Justice of the High Court of the Mid-Western Region, Nigeria
- In office 1968–1973
- President: Yakubu Gowon

Minister of Justice and Attorney- General, Western Region of Nigeria
- In office 1959–1963

Executive Director of the Western Nigeria Development Corporation
- In office 1958–1960

Minister of Health, Western Region of Nigeria
- In office 1952–1956

Member of the Federal House of Representatives
- In office 1952–1956

Member of the Western Region Legislative Assembly
- In office 1952–1956

Commissioner for Boundary Settlement, Bendel State
- In office 1973–1977

Chairman of the Bendel Civil Service Commission
- In office 1979–1983

Personal details
- Born: 21 March 1911 Benin City, Nigeria
- Died: 5 June 1994 (aged 83) Benin City, Nigeria
- Spouse: Irene Ighodaro (m. 1947)
- Relations: Robert Wellesley-Cole (brother-in-law)
- Children: 4
- Education: Fourah Bay College Durham University (B.A.) University College London (M.A., BCL, LL. B) Gray's Inn (BL)
- Occupation: Barrister; Jurist; Judge; Politician; Traditional Leader;

= Samuel O. Ighodaro =

Nigerian barrister and judge

Samuel Osarogie Ighodaro, (21 March 1911 – 5 June 1994) was a Nigerian barrister, jurist, judge, politician and traditional leader who served as the Minister of Justice and Attorney-General, Western Region of Nigeria from 1959 to 1963 and a Justice of the High Court of the Mid-Western Region from 1968 to 1973. He was later installed as the Iyase of Benin in 1982.

==Early life and education==
Samuel Osarogie Ighodaro was born on 21 March 1911 in Benin City which would later become part of the Mid-Western Region, Nigeria (later also known as the Bendel State). A member of the Edo people of Benin, he had his early education at St. Peter’s School, Benin City. He attended St. Andrews College, Oyo from 1928 to 1931. He attended Fourah Bay College in Freetown, Sierra Leone from 1935 to 1940 and received a B.A. degree from Durham University, then the parent institution of the College.

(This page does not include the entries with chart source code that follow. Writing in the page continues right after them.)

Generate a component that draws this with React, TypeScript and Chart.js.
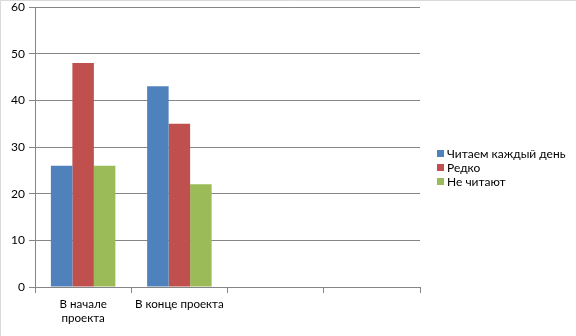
import React, { useEffect, useRef } from "react";
import { Chart, registerables } from "chart.js";

Chart.register(...registerables);

const categories: (string | string[])[] = [["В начале", "проекта"], "В конце проекта", "", ""];
const seriesNames = ["Читаем каждый день", "Редко", "Не читают"];
const dailyValues = [26, 43, null, null];
const rarelyValues = [48, 35, null, null];
const neverValues = [26, 22, null, null];
const seriesColors = ["#4F81BD", "#C0504D", "#9BBB59"];
const yTicks = { min: 0, max: 60, step: 10 };

const FONT = "Lato";
const GRID = "#868686";

const legendPlugin = {
  id: "customLegend",
  afterDraw(chart: any) {
    const ctx = chart.ctx;
    const ds = chart.data.datasets;
    const spacing = 14;
    const centerY = 167.5;
    const startY = centerY - ((ds.length - 1) * spacing) / 2;
    ctx.save();
    ctx.font = `12px ${FONT}`;
    ctx.textBaseline = "middle";
    ctx.textAlign = "left";
    ds.forEach((d: any, i: number) => {
      const y = startY + i * spacing;
      ctx.fillStyle = d.backgroundColor;
      ctx.fillRect(437, Math.round(y - 3.5), 7, 7);
      ctx.fillStyle = "#000";
      ctx.fillText(d.label, 447, y + 0.5);
    });
    ctx.restore();
  },
};

const borderPlugin = {
  id: "frame",
  beforeDraw(chart: any) {
    const ctx = chart.ctx;
    ctx.save();
    ctx.fillStyle = "#fff";
    ctx.fillRect(0, 0, chart.width, chart.height);
    ctx.strokeStyle = "#D9D9D9";
    ctx.lineWidth = 1;
    ctx.beginPath();
    ctx.moveTo(0.5, chart.height);
    ctx.lineTo(0.5, 0.5);
    ctx.lineTo(chart.width, 0.5);
    ctx.stroke();
    ctx.restore();
  },
};

export default function App() {
  const ref = useRef<HTMLCanvasElement>(null);
  useEffect(() => {
    document.body.style.margin = "0";
    const values = [dailyValues, rarelyValues, neverValues];
    const chart = new Chart(ref.current!, {
      type: "bar",
      data: {
        labels: categories,
        datasets: seriesNames.map((name, i) => ({
          label: name,
          data: values[i],
          backgroundColor: seriesColors[i],
          borderWidth: 0,
          barPercentage: 1,
          categoryPercentage: 0.67,
        })),
      },
      options: {
        animation: false,
        responsive: false,
        maintainAspectRatio: false,
        layout: { padding: { top: 7, right: 156, left: 0, bottom: 0 } },
        plugins: {
          legend: { display: false },
          tooltip: { enabled: false },
        },
        scales: {
          x: {
            grid: {
              display: true,
              drawOnChartArea: false,
              drawTicks: true,
              tickLength: 6,
              color: GRID,
              offset: true,
            },
            border: { display: true, color: GRID, width: 1 },
            ticks: {
              color: "#000",
              font: { family: FONT, size: 11.6 },
              maxRotation: 0,
              autoSkip: false,
              padding: 4,
            },
            afterFit: (scale: any) => {
              scale.height = 49;
            },
          },
          y: {
            min: yTicks.min,
            max: yTicks.max,
            grid: { color: GRID, tickLength: 6, drawTicks: true },
            border: { display: true, color: GRID, width: 1 },
            ticks: {
              stepSize: yTicks.step,
              color: "#000",
              font: { family: FONT, size: 12 },
              padding: 4,
            },
            afterFit: (scale: any) => {
              scale.width = 35;
              scale.paddingTop = 0;
              scale.paddingBottom = 0;
            },
          },
        },
      },
      plugins: [borderPlugin, legendPlugin],
    });
    return () => chart.destroy();
  }, []);
  return <canvas ref={ref} width={576} height={336} style={{ display: "block" }} />;
}
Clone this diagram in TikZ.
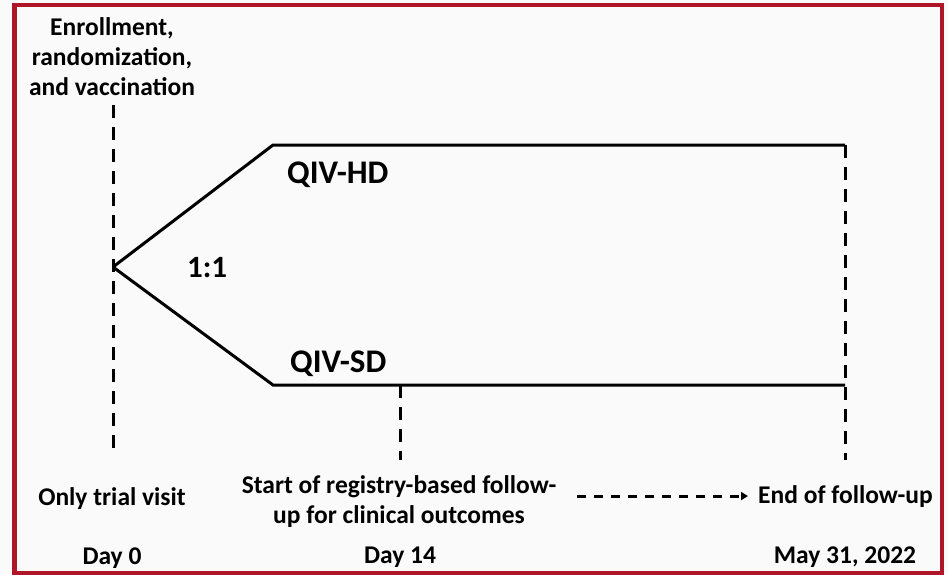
\documentclass[tikz,border=0pt]{standalone}
\usepackage{fontspec}
\setmainfont{Carlito}
\usetikzlibrary{arrows.meta}
\definecolor{framered}{RGB}{175,22,40}
\definecolor{paper}{RGB}{250,250,250}
\begin{document}
\begin{tikzpicture}[x=1pt,y=-1pt,
	arm/.style={line width=3pt,line join=miter},
	guide/.style={line width=3pt,dash pattern=on 13pt off 9pt},
	txt/.style={inner sep=0pt,font=\fontsize{25.5}{30}\selectfont\bfseries},
	bigtxt/.style={inner sep=0pt,font=\fontsize{33}{38}\selectfont\bfseries}]
	\useasboundingbox (0,0) rectangle (948,574);
	\fill[paper] (0,0) rectangle (948,574);
	\draw[framered,line width=4.5pt] (14.5,5) rectangle (942,573);
	
	% the two arms
	\coordinate (root) at (113,267);
	\coordinate (hdstart) at (273,145);
	\coordinate (hdend) at (845,145);
	\coordinate (sdstart) at (273,385);
	\coordinate (sdend) at (845,385);
	\coordinate (day14top) at (400,385);
	\draw[arm] (root)--(hdstart)--(hdend);
	\draw[arm] (root)--(sdstart)--(sdend);
	
	% time marks
	\coordinate (day0top) at (113,105);
	\coordinate (day0bot) at (113,455);
	\coordinate (day14bot) at (400,460);
	\coordinate (endbot) at (845,460);
	\draw[guide] (day0top)--(day0bot);
	\draw[guide] (day14top)--(day14bot);
	\draw[guide] (hdend)--(endbot);
	
	\node[txt,anchor=north,align=center] (enroll) at (112,17) {Enrollment,\\randomization,\\and vaccination};
	\node[bigtxt,anchor=base west] (hd) at (287,183) {QIV-HD};
	\node[bigtxt,anchor=base west] (sd) at (290,372) {QIV-SD};
	\node[bigtxt,anchor=base west,font=\fontsize{31}{36}\selectfont\bfseries] (ratio) at (187,277) {1:1};
	
	\node[txt,anchor=base] (visit) at (112,505) {Only trial visit};
	\node[txt,anchor=north,align=center] (start) at (399,475.5) {Start of registry-based follow-\\up for clinical outcomes};
	\node[txt,anchor=base west] (endfu) at (758,503) {End of follow-up};
	\coordinate (arrowstart) at (577,0);
	\draw[line width=3pt,dash pattern=on 9pt off 8pt,-{Triangle[length=7pt,width=8pt]}] (arrowstart |- endfu.west)--([xshift=-10pt]endfu.west);
	
	\node[txt,anchor=base] (d0) at (112,564) {Day 0};
	\node[txt,anchor=base] (d14) at (400,563) {Day 14};
	\node[txt,anchor=base] (dend) at (845,563) {May 31, 2022};
\end{tikzpicture}
\end{document}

Between 1945 and 1950, he studied at University College London and Gray's Inn. He was called to the English Bar, Gray’s Inn in 1949 where he became a Barrister-at-Law. He received M.A., BCL, LL. B degrees upon the completion of his legal studies.

==Career==
From 1940 to 1945, he was a teacher at Igbobi College, Lagos where he was also a House Master. He was elected a Member of the Western Region Legislative Assembly from 1952 to 1956 and within that period, he concurrently served as the Minister of Health for the Western Region and a Member of the Federal House of Representatives. After losing his seat in the 1956 legislative elections, he set up his own chambers and was engaged in Private Legal Practice with Rosiji, Ighodaro and Agbaje Williams Chambers from 1956 to 1957. In 1958, he became the Executive Director of Western Nigeria Development Corporation, serving until 1960. From 1950 to 1962, he was the Treasurer of the now defunct Action Group political party.

He served as Minister of Justice and Attorney- General, Western Region from 1959 to 1963. Briefly entering academia, he became a Senior Lecturer at the University of Lagos from 1966 to 1967. He was appointed judge of the High Court of the Midwestern Region from 1968 to 1973. He retired as a High Court Judge in 1973.

==Later life==
He then became the Commissioner for Boundary Settlement in Bendel State from 1973 to 1977. He was also the Chairman of the Bendel Civil Service Commission from 1979 to 1984.

Ighodaro was installed as the Iyase of Benin in 1982. The Iyase of Benin is the traditional prime minister and second in command of the Benin Kingdom. The Iyase is also the Chief Adviser to the Oba of Benin, the traditional and spiritual ruler of the Edo people and historically, the head of state of the erstwhile Benin Empire.

==Personal life==
While living in Britain, he met physician, Irene Elizabeth Beatrice Wellesley-Cole of Freetown, Sierra Leone who had studied medicine at Durham and became the first Sierra Leonean woman to become a physician. The wedding took place in England in 1947. The couple had 4 children, three sons and a daughter - Tony, Wilfred, Ayo, and Yinka.

He was appointed the Chancellor of the Anglican Diocese of Benin in 1960 and served in this role until his demise in 1994. He served as President of the Bendel State Branch of the Nigerian Red Cross Society in Benin City.

==Awards of Honours==
He received a foreign honour and was conferred with Queens Counsel (QC) in 1961. In 1982, he was conferred with a National Honour, Officer of the Order of the Federal Republic (OFR) He received an Honorary Degree and was conferred with Doctor of Laws degree honoris causa (Hon. LL. D) from Bendel State University, Ekpoma, Bendel State.

==Death==
He died of natural causes at his home in Benin City on 5 June 1994.